En la vida, también en la política, hay síes que son más que una simple afirmación y noes que trascienden el mero rechazo. Alberto Núñez Feijóo, que es tipo listo, lo sabe. Si ayer hubiese oficializado su renuncia a una tercera pelea por la Xunta, en realidad estaría rubricando su adiós a la actividad pública. En el PP -en los afines a Mariano Rajoy desde luego, pero también entre esas voces críticas que ansían una renovación- se entendería el acto como una deslealtad, una suerte de felonía, que se habría producido cuando el partido atraviesa su momento más difícil.

Por eso, Feijóo se lo ha pensado tanto. Era consciente de que un portazo a Galicia era también un bye bye a su aspiración de relevar a Rajoy al frente del PP nacional, en el caso de que el presidente sufriese un descalabro en la probable convocatoria del 26 de junio. O incluso si el socialista Pedro Sánchez fuese capaz de formar gobierno antes del 2 de mayo.

Primero la ambigüedad medida; después el halo de misterio que alimentó sin rubor; luego los mensajes crípticos, ese dejarse querer -al que se rindió con bochornoso peloteo la mayoría del PP gallego y un puñado de dirigentes nacionales, pero curiosamente no Rajoy, quien le transmitió un apoyo gélido, rayano en la indiferencia-; más tarde ese amago de dar el salto a la empresa privada -muchísimo mejor remunerada, alertaban sus corifeos-; los calculados silencios, las medias sonrisas y una mirada pícara del tipo «ay, si supieseis lo que yo sé».

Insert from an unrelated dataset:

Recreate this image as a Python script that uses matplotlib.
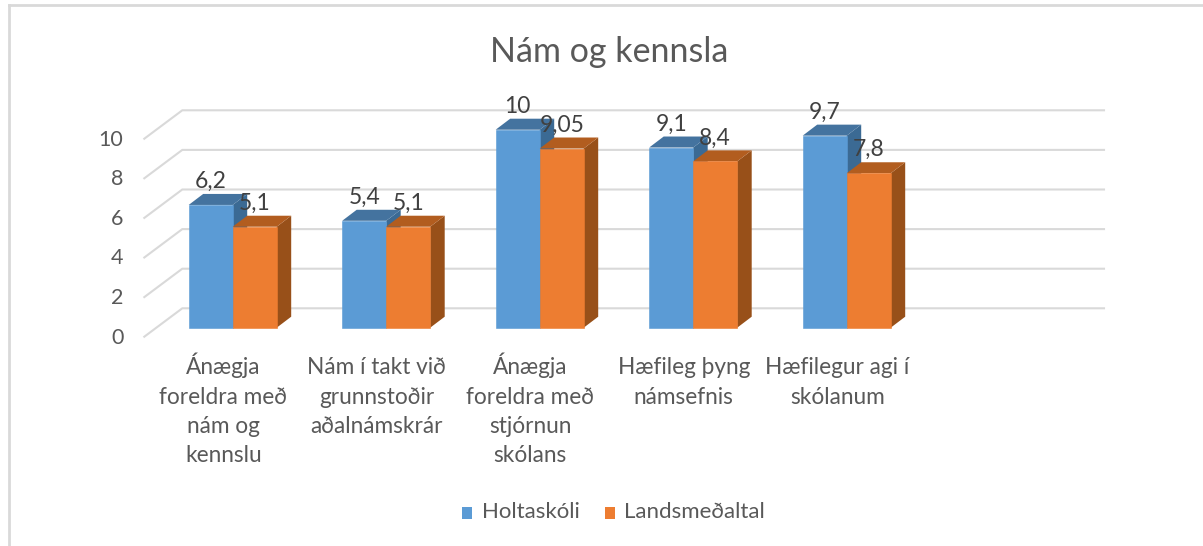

Feijóo ha desplegado en los últimos meses su mejor registro actoral. Se ha recreado en la duda hamletiana. Seguir o no seguir. Sin embargo, todo indica que el presidente del PP gallego -diez años- y de la Xunta -casi ocho- jugaba la partida de su futuro con las cartas marcadas.

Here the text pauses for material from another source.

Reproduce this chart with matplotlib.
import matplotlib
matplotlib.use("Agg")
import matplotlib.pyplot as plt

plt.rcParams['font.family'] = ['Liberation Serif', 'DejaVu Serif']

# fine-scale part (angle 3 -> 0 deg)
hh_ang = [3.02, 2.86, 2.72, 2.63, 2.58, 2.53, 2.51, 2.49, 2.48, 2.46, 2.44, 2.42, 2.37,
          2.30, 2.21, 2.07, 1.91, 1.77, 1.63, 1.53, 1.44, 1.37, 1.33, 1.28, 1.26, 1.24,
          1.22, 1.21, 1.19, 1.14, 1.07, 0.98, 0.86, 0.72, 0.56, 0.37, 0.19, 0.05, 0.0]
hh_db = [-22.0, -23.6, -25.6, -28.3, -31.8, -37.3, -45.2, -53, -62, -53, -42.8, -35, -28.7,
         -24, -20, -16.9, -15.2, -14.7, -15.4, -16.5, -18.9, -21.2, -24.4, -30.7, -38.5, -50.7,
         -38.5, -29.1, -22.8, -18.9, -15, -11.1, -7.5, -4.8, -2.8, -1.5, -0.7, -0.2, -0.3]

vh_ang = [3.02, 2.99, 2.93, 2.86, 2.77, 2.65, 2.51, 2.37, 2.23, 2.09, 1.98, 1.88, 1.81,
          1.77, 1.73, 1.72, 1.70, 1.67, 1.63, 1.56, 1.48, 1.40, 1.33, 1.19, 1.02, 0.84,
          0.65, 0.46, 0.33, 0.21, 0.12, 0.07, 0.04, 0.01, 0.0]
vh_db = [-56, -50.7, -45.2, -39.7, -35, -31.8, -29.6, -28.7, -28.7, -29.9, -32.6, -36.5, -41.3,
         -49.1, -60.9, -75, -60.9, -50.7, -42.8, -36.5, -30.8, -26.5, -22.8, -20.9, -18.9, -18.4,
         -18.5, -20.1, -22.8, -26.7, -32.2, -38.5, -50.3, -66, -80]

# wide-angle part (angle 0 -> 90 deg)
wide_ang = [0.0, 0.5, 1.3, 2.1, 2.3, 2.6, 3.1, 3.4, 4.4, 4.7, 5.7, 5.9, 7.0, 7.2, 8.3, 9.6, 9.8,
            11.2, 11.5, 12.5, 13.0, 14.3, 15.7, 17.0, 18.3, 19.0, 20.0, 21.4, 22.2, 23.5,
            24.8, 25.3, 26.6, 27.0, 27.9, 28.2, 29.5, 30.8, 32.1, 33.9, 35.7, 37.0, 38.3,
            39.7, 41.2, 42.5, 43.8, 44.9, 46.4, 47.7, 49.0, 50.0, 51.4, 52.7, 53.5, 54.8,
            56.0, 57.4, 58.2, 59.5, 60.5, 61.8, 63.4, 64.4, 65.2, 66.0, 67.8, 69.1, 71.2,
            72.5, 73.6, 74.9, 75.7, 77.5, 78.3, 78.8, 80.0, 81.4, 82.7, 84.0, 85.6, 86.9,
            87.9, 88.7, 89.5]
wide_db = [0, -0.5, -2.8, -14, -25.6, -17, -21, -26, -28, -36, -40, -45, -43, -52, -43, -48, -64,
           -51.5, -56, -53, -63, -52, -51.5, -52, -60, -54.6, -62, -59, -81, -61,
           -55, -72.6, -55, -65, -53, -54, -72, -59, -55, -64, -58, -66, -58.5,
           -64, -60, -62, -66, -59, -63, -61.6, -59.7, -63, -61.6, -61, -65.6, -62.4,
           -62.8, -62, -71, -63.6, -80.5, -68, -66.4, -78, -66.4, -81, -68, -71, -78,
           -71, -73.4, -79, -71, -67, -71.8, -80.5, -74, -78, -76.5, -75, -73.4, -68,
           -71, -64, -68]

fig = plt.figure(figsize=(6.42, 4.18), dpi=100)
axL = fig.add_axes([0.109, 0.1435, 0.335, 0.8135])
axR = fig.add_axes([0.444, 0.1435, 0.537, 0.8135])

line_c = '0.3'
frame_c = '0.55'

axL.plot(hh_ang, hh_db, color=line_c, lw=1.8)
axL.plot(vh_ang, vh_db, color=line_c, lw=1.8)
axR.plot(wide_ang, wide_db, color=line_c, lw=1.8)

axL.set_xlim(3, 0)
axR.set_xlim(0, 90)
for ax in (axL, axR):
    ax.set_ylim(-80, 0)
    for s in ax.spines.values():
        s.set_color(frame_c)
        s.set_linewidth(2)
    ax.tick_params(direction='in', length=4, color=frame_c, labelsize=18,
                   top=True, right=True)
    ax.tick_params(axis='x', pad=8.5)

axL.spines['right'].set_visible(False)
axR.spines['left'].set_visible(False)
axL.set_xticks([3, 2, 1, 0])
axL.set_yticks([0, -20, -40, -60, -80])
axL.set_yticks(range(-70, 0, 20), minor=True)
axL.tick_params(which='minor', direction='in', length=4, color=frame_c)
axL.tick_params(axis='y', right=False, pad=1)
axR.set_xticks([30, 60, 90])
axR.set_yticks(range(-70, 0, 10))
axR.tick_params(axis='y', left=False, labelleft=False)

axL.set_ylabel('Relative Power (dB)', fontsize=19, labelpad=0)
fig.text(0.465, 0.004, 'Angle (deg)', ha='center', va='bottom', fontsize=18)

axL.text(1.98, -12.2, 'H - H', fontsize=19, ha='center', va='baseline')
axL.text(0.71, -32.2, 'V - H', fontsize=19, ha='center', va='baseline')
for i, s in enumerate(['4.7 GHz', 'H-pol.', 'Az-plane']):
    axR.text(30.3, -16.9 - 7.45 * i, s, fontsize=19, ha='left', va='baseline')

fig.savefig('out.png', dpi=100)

Porque el anhelo de Feijóo por sustituir a Rajoy sigue vivo y pesa más que cualquier otra cosa. Con un elevadísimo concepto de sí mismo y una ambición ilimitada, creía que su periplo autonómico estaba agotado. Había ganado dos elecciones por mayoría absoluta y en condiciones complicadas (al bipartito y a los estragos de la crisis) y llegaba el momento de hollar nuevas cumbres, más allá del Padornelo. Pero tendrá que esperar. Y esperará. La llama que alimenta su corazón político no se ha apagado. Pese a Rajoy y a ese singular afecto que le profesa. Amor en la distancia. Cuanta más, mejor.

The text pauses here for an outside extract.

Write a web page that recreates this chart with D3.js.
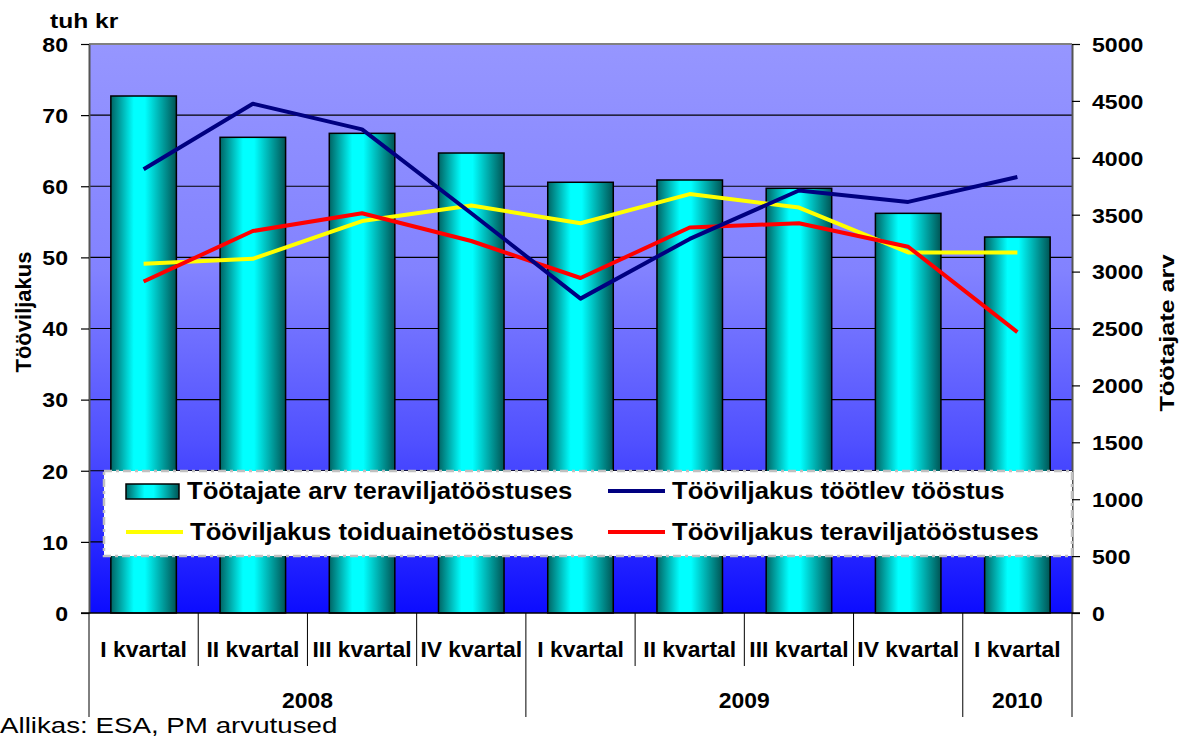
<!DOCTYPE html>
<html><head><meta charset="utf-8">
<script src="https://cdn.jsdelivr.net/npm/d3@7"></script>
<style>body{margin:0;background:#fff}svg{display:block}text{font-family:"Liberation Sans",Arial,sans-serif}</style>
</head><body><svg id="c" width="1184" height="738"></svg>
<script>
const quarters = ["I kvartal","II kvartal","III kvartal","IV kvartal","I kvartal","II kvartal","III kvartal","IV kvartal","I kvartal"];
const years = [{label:"2008",from:0,to:4},{label:"2009",from:4,to:8},{label:"2010",from:8,to:9}];
const employees = [4543,4180,4215,4042,3785,3805,3732,3512,3304];
const prodManufacturing = [62.4,71.6,68.0,56.2,44.2,52.6,59.4,57.8,61.3];
const prodFood = [49.1,49.8,55.1,57.3,54.8,58.9,57.0,50.7,50.7];
const prodGrain = [46.6,53.7,56.2,52.3,47.1,54.2,54.8,51.5,39.5];
const leftTicks = [0,10,20,30,40,50,60,70,80];
const rightTicks = [0,500,1000,1500,2000,2500,3000,3500,4000,4500,5000];
const seriesNames = ["Töötajate arv teraviljatööstuses","Tööviljakus töötlev tööstus","Tööviljakus toiduainetööstuses","Tööviljakus teraviljatööstuses"];

const svg = d3.select("#c");
const L=89,R=1072,T=44,B=613;
const idx = d3.range(quarters.length);
const x = d3.scaleBand().domain(idx).range([L,R]).paddingInner(0.4).paddingOuter(0.2);
const xs = d3.scaleBand().domain(idx).range([L,R]);
const yL = d3.scaleLinear().domain([0,80]).range([B,T]);
const yR = d3.scaleLinear().domain([0,5000]).range([B,T]);

function stretch(sel,k){sel.each(function(){const w=this.getComputedTextLength();d3.select(this).attr("textLength",w*k).attr("lengthAdjust","spacingAndGlyphs");});}

const defs = svg.append("defs");
const bg = defs.append("linearGradient").attr("id","bg").attr("x1",0).attr("y1",0).attr("x2",0).attr("y2",1);
[[0,"#9696ff"],[0.4,"#8282ff"],[0.7,"#5050ff"],[1,"#0c0cff"]].forEach(s=>bg.append("stop").attr("offset",s[0]).attr("stop-color",s[1]));
const bar = defs.append("linearGradient").attr("id","bar").attr("x1",0).attr("y1",0).attr("x2",1).attr("y2",0);
[[0,"#006464"],[0.35,"#00ffff"],[0.52,"#00ffff"],[1,"#005454"]].forEach(s=>bar.append("stop").attr("offset",s[0]).attr("stop-color",s[1]));

svg.append("rect").attr("x",L).attr("y",T).attr("width",R-L).attr("height",B-T).attr("fill","url(#bg)");
svg.append("line").attr("x1",L).attr("x2",R).attr("y1",T).attr("y2",T).attr("stroke","#808080").attr("stroke-width",2);

// gridlines
svg.append("g").selectAll("line").data(leftTicks.filter(d=>d>0&&d<80)).join("line")
  .attr("x1",L).attr("x2",R).attr("y1",d=>yL(d)).attr("y2",d=>yL(d)).attr("stroke","#000").attr("stroke-width",1.2);

// bars
svg.append("g").selectAll("rect").data(employees).join("rect")
  .attr("x",(d,i)=>x(i)).attr("width",x.bandwidth()).attr("y",d=>yR(d)).attr("height",d=>B-yR(d))
  .attr("fill","url(#bar)").attr("stroke","#000").attr("stroke-width",1.5);

// lines
const line = d3.line().x((d,i)=>xs(i)+xs.bandwidth()/2).y(d=>yL(d));
[[prodFood,"#ffff00"],[prodGrain,"#ff0000"],[prodManufacturing,"#000080"]].forEach(([data,c])=>{
  svg.append("path").datum(data).attr("d",line).attr("fill","none").attr("stroke",c).attr("stroke-width",4).attr("stroke-linejoin","round");
});

// axes
const gl = svg.append("g").attr("transform",`translate(${L},0)`).call(d3.axisLeft(yL).tickValues(leftTicks).tickSize(8).tickSizeOuter(0));
gl.select(".domain").attr("stroke","#555").attr("stroke-width",2);
gl.selectAll(".tick line").attr("stroke","#000").attr("stroke-width",1.2);
gl.selectAll("text").attr("font-size",21).attr("font-weight","bold").attr("fill","#000").attr("x",-21).attr("dy","0.35em").call(stretch,1.1);
const gr = svg.append("g").attr("transform",`translate(${R},0)`).call(d3.axisRight(yR).tickValues(rightTicks).tickFormat(d3.format("d")).tickSize(8).tickSizeOuter(0));
gr.select(".domain").attr("stroke","#555").attr("stroke-width",2);
gr.selectAll(".tick line").attr("stroke","#000").attr("stroke-width",1.2);
gr.selectAll("text").attr("font-size",21).attr("font-weight","bold").attr("fill","#000").attr("x",20).attr("dy","0.35em").call(stretch,1.1);

// category axis
svg.append("line").attr("x1",L-8).attr("x2",R+8).attr("y1",B).attr("y2",B).attr("stroke","#000").attr("stroke-width",1.5);
const bounds = d3.range(quarters.length+1).map(i=>i<quarters.length?xs(i):R);
const yearBounds = new Set(years.flatMap(y=>[y.from,y.to]));
svg.append("g").selectAll("line").data(bounds).join("line")
  .attr("x1",d=>d).attr("x2",d=>d).attr("y1",B).attr("y2",(d,i)=>yearBounds.has(i)?717:666)
  .attr("stroke","#000").attr("stroke-width",1);
svg.append("g").selectAll("text").data(quarters).join("text")
  .attr("x",(d,i)=>xs(i)+xs.bandwidth()/2).attr("y",649).attr("dy","0.35em").attr("text-anchor","middle")
  .attr("font-size",22).attr("font-weight","bold").text(d=>d).call(stretch,1.04);
svg.append("g").selectAll("text").data(years).join("text")
  .attr("x",d=>(bounds[d.from]+bounds[d.to])/2).attr("y",700).attr("dy","0.35em").attr("text-anchor","middle")
  .attr("font-size",22).attr("font-weight","bold").text(d=>d.label).call(stretch,1.04);

// titles
svg.append("text").attr("x",50).attr("y",28).attr("font-size",21).attr("font-weight","bold").text("tuh kr").call(stretch,1.17);
svg.append("text").attr("transform","translate(31,312) rotate(-90)").attr("text-anchor","middle").attr("font-size",22).attr("font-weight","bold").text("Tööviljakus").call(stretch,1.0);
svg.append("text").attr("transform","translate(1174,333) rotate(-90)").attr("text-anchor","middle").attr("font-size",21).attr("font-weight","bold").text("Töötajate arv").call(stretch,1.2);
svg.append("text").attr("x",0).attr("y",733).attr("font-size",22).text("Allikas: ESA, PM arvutused").call(stretch,1.26);

// legend
const lg = svg.append("g");
lg.append("rect").attr("x",104).attr("y",471).attr("width",R-104).attr("height",85).attr("fill","#fff")
  .attr("stroke","#c0c0c0").attr("stroke-width",2.5).attr("stroke-dasharray","8,4,3,4");
const items = [
  {name:seriesNames[0],type:"bar",x:126,y:491},
  {name:seriesNames[1],type:"line",color:"#000080",x:608,y:491},
  {name:seriesNames[2],type:"line",color:"#ffff00",x:126,y:532},
  {name:seriesNames[3],type:"line",color:"#ff0000",x:608,y:532}
];
items.forEach(it=>{
  if(it.type==="bar") lg.append("rect").attr("x",it.x).attr("y",it.y-7).attr("width",53).attr("height",15).attr("fill","url(#bar)").attr("stroke","#000").attr("stroke-width",1.5);
  else lg.append("line").attr("x1",it.x).attr("x2",it.x+57).attr("y1",it.y).attr("y2",it.y).attr("stroke",it.color).attr("stroke-width",4);
  lg.append("text").attr("x",it.x+(it.type==="bar"?61:64)).attr("y",it.y).attr("dy","0.35em").attr("font-size",24).attr("font-weight","bold").text(it.name).call(stretch,1.07);
});
</script></body></html>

Su paisano Rajoy, que sabe tanto de política como de relojes -es el maestro de los tiempos, como esos bases de baloncesto que botan y botan la pelota, con un ojo en el marcador, esperando a que sus rivales se relajen o se aburran-, rechazó siempre llevarlo a su lado. El mensaje era diáfano: Alberto es un puntal... en Galicia. El elogio apenas disimulaba la desconfianza hacia un Feijóo, que pese a aparecer en quinielas ministeriales y a su estrategia de mimar los media nacionales, ha jugado un papel político de cuasi observador. Como el virrey recluido en colonias que sueña con la capital del imperio mientras mira por la ventana sus humildes dominios.

No. Feijóo no reveló que repetirá como candidato por mucho que se envolviese en la bandera gallega, se le humedeciesen los ojos y jurase amor eterno a su patria y lealtad al partido. Su mensaje se dirige a la calle Génova. El anuncio de que su paciencia aún no se ha agotado. De que puede esperar... un poco más.

Nadie discute de que se fajará a tope para revalidar una tercera mayoría absoluta, la única que tendría el PP. Como tampoco que si lo logra, se situaría en la pole position de los aspirantes a dirigir el partido. Con un tercer mandato se presentaría en la calle Génova ante esos barones en la oposición como el primus inter pares, el ungido por el favor del pueblo. El héroe que tuvo la posibilidad de huir -y ganar mucha pasta- pero optó por quedarse y luchar codo con codo con los suyos hasta la victoria final.

Pero antes de que esa coronación (¿ensoñación?) acontezca tienen que concitarse múltiples factores: elecciones el 26-J; que los votantes castiguen a Rajoy; que este eventual fracaso le obligue a renunciar; y, last but not least, que Feijóo gane en Galicia.

Demasiados elementos en juego para controlarlos. Feijóo debe creer lo contrario: siente que sólo él puede lograrlo. Y si logra otra matrícula en el examen gallego, ya nadie podrá parar su salto a Madrid. Fin de la espera.